Figure 1 : Projection des températures moyennes "au bulbe mouillé" en Asie du Sud, (avec une humidité saturée), en (B) entre 1976 et 2005, en (C) entre 2071 et 2100 avec une température supérieure de 2.25 Celsius en moyenne, en (D), entre 2071 et 2100 avec une élévation de 4.5 Celsius de température moyenne.
Une température de 31 degrés au "bulbe mouillé" est considérée comme dangereuse, une température de 35 degrés au "bulbe mouillé" est fatale en quelques heures. Sources: (Im, Pal, and Eltahir 2017)

Les informations sur la dégradation de l’environnement en Inde sont plus inquiétantes chaque semaine. Le confinement des derniers mois a rendu l’air des grandes villes de nouveau respirable, et leur degré de pollution habituel, en grande partie automobile, d’autant plus manifeste. Un cyclone a frappé la côte est, un autre, inhabituel en cette saison, la côte ouest, et des nuages de crickets ont dévasté les récoltes au centre du pays. Des vagues de chaleurs de plus en plus importantes menacent de rendre inhabitables les parties les plus chaudes du pays, comme le Rajasthan, et Delhi. La température «au bulbe-mouillé», (voir Figure 1), c’est-à-dire la température mesurée en incluant le refroidissement par évaporation — et donc in fine la capacité de refroidissements des mammifères par transpiration — dépasse des seuils critiques. Malgré l’instabilité climatique grandissante, les dégradations environnementales ne cessent pas. L’inquiétude monte au sujet de la viabilité des modèles d’échange que nous connaissons. Les inégalités, la submersion programmée d’une partie des terres agricoles comme des zones urbaines côtières, la baisse des récoltes, sont perçus comme des facteurs annonciateurs d’une future déstabilisation des États qui amènerait directement à des cycles de violence en Inde comme ailleurs. Je propose au contraire d’affirmer que la violence et les dégradations environnementales font cause commune. En Inde, cette violence, qui accompagne le développement économique, s’abat en particulier sur les plus pauvres parmi lesquels on trouve les populations tribales, les Adivasis, qui forment environ 8% de la population du pays (voir Figure 2, Figure 3 et Figure 5), ainsi que sur les Dalits (ceux qui étaient appelés les «intouchables») qui en forment 16%.
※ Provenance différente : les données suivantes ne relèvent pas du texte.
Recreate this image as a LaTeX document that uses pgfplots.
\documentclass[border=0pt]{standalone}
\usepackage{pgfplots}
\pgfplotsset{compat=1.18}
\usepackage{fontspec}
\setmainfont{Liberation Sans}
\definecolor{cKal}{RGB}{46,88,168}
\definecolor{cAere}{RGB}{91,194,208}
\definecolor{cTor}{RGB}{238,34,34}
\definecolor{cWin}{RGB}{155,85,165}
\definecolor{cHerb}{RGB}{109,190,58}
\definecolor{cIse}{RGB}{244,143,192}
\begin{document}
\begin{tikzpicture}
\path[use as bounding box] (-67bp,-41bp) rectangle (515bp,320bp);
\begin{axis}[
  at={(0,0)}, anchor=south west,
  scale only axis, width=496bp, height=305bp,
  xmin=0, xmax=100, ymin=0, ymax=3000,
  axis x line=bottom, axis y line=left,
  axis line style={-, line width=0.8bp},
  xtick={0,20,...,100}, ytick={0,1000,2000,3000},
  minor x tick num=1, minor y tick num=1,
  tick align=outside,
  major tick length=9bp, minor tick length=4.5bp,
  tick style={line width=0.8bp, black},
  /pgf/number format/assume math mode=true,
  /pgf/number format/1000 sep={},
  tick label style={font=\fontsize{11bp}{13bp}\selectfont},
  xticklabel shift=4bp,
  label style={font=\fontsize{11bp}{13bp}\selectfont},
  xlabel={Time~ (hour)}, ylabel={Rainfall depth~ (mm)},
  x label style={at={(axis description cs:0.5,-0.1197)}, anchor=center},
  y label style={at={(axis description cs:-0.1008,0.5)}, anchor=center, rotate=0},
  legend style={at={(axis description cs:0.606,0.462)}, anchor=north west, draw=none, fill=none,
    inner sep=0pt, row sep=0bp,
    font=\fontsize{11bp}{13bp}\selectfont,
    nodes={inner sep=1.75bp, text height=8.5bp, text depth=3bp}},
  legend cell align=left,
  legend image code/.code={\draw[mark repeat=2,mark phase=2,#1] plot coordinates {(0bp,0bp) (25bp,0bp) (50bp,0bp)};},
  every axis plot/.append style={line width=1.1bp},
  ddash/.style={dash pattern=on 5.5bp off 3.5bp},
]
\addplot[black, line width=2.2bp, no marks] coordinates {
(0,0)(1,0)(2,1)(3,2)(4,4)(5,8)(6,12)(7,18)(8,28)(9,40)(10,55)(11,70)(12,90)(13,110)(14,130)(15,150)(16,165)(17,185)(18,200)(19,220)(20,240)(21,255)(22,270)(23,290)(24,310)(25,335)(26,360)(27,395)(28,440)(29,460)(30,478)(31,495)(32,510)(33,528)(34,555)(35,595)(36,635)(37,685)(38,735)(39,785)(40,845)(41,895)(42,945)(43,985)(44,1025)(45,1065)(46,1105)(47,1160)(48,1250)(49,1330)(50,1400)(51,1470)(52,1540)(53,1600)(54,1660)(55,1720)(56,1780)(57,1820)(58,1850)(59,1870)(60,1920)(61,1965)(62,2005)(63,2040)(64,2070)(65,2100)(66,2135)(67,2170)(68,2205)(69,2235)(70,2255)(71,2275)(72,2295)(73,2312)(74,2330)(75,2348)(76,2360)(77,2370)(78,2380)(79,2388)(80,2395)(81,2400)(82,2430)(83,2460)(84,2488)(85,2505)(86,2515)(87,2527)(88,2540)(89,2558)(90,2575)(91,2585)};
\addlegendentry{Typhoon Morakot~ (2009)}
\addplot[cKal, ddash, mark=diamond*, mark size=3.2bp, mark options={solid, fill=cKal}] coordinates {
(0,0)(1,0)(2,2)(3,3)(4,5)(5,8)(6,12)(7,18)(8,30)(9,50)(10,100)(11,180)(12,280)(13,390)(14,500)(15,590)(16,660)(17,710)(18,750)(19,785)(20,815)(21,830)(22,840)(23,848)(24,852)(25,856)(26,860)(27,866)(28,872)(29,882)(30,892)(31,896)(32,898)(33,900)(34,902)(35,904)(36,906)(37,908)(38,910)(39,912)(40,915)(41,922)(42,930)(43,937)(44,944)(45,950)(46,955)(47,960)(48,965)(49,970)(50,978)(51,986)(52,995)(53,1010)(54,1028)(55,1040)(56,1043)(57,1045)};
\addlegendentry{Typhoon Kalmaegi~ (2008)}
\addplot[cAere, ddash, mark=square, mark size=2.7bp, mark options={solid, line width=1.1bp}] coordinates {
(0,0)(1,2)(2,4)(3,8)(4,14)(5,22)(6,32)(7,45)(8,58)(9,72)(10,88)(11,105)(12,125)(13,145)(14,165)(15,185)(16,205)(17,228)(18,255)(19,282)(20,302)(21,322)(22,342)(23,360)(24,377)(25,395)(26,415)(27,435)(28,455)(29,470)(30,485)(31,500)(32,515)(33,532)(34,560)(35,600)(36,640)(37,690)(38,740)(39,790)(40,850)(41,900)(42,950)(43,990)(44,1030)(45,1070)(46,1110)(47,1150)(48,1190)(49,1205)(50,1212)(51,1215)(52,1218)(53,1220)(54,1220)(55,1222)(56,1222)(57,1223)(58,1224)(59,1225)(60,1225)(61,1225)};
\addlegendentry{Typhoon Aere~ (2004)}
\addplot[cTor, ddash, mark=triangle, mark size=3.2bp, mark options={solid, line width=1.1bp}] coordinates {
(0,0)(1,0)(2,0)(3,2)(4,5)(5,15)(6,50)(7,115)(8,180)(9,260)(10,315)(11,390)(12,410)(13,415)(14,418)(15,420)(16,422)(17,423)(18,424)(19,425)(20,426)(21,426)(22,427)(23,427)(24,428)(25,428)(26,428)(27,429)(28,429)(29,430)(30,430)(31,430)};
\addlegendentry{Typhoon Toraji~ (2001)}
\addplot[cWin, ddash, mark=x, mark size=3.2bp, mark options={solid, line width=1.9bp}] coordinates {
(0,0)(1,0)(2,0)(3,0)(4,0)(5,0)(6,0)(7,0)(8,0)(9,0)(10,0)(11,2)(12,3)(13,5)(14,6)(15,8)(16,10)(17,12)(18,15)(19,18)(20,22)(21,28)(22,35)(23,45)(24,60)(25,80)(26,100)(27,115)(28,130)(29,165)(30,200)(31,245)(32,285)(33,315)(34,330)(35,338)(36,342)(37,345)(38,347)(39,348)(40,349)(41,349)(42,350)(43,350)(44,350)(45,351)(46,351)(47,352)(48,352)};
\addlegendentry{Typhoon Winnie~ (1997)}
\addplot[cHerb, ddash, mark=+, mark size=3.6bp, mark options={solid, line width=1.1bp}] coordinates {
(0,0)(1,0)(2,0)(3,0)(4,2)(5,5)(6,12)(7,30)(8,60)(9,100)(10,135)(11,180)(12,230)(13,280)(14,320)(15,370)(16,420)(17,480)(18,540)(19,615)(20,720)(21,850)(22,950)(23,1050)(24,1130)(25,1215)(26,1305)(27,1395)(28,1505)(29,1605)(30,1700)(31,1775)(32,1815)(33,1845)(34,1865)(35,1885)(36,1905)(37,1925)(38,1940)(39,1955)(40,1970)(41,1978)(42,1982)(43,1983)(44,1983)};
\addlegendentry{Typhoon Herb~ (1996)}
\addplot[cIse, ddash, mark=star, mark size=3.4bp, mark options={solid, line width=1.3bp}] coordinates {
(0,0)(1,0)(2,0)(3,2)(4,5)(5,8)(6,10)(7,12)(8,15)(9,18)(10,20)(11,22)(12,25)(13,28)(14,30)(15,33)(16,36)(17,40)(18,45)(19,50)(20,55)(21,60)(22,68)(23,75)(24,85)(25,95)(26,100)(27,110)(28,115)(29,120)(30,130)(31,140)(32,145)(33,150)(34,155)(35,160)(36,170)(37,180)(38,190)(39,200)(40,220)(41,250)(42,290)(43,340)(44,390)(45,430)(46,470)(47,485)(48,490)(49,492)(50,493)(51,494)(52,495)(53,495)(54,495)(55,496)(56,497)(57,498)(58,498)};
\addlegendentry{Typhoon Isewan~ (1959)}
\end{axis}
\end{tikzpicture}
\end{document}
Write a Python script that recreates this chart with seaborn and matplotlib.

Figure 2 : Village Adivasi dans l’État de l’Odhissa, dans une forêt qui sera submergée par un barrage.
Source : Auteur, 2017.

Figure 3 : Les bergers de Ladakh font partie des populations tribales de l’Inde.
Photo : Clara Chevalier, 2016.

Je prends un exemple tiré de la «littérature grise» en l’occurrence des écrits qui ne sont pas d’origine académique mais proviennent de think-tanks, et qui sont destinés aux décideurs. Je montre comment s’y construit un discours qui postule un lien entre dégradation environnementale et violence, tout en faisant porter la responsabilité de celles-ci, non pas sur le mode de production et d’échange de biens, mais sur les plus pauvres. Ces derniers sont pourtant les premières victimes du réchauffement climatique comme des autres dégradations environnementales. Ce sont eux qui verront les premiers leurs choix de vie se réduire, eux qui seront peut-être déplacés de force, contraints à la migration, ou affamés par le renchérissement des denrées causé par la baisse des rendements agricoles. Le titre volontairement provoquant de cet article rend visible l’inanité du discours qui leur fait porter la responsabilité de ce qui les frappe.

En l’espèce, l’exemple pris est issu d’un rapport du Global Military Advisory Council on Climate Change: «Climate Change & Security in South Asia», rédigé par trois anciens hauts gradés des forces armées indiennes, pakistanaises et bengalies (Ghali et al. 2016). Le rapport s’empare de la cause de l’environnement et militarise le problème, c’est-à-dire qu’il tend à apporter aux questions posées par le réchauffement climatique ou la destruction des ressources des réponses en termes de préparation militaire. Ce n’est pas négatif si les armées sont chargées d’opérations de secours dans les catastrophes environnementales, comme lors du cyclone Fani dans l’Odisha en 2018. Cela peut l’être, si la préparation militaire tient lieu de politique environnementale, ou si cette préparation ne pense l’adaptation que sous la forme de violences à venir. Et dans ce cas les dégradations environnementales sont perçues comme génératrices de violences multiples qui peuvent aller jusqu’à la guerre et auxquelles il faut pouvoir répondre, ainsi que de situations de secours aux populations qu’il faut pouvoir anticiper. L’Inde étant un pays fédéral (voir Carte 1) c’est l’armée et les forces de police «centrales» qui sont déployées dans ces derniers cas pour porter assistance aux autorités locales, comme elles le sont d’ailleurs pour sécuriser les installations minières ou pour réprimer les révoltes qui régulièrement agitent les forêts indiennes, notamment celles de l’État de Chhattisgarh (Carrière 2020).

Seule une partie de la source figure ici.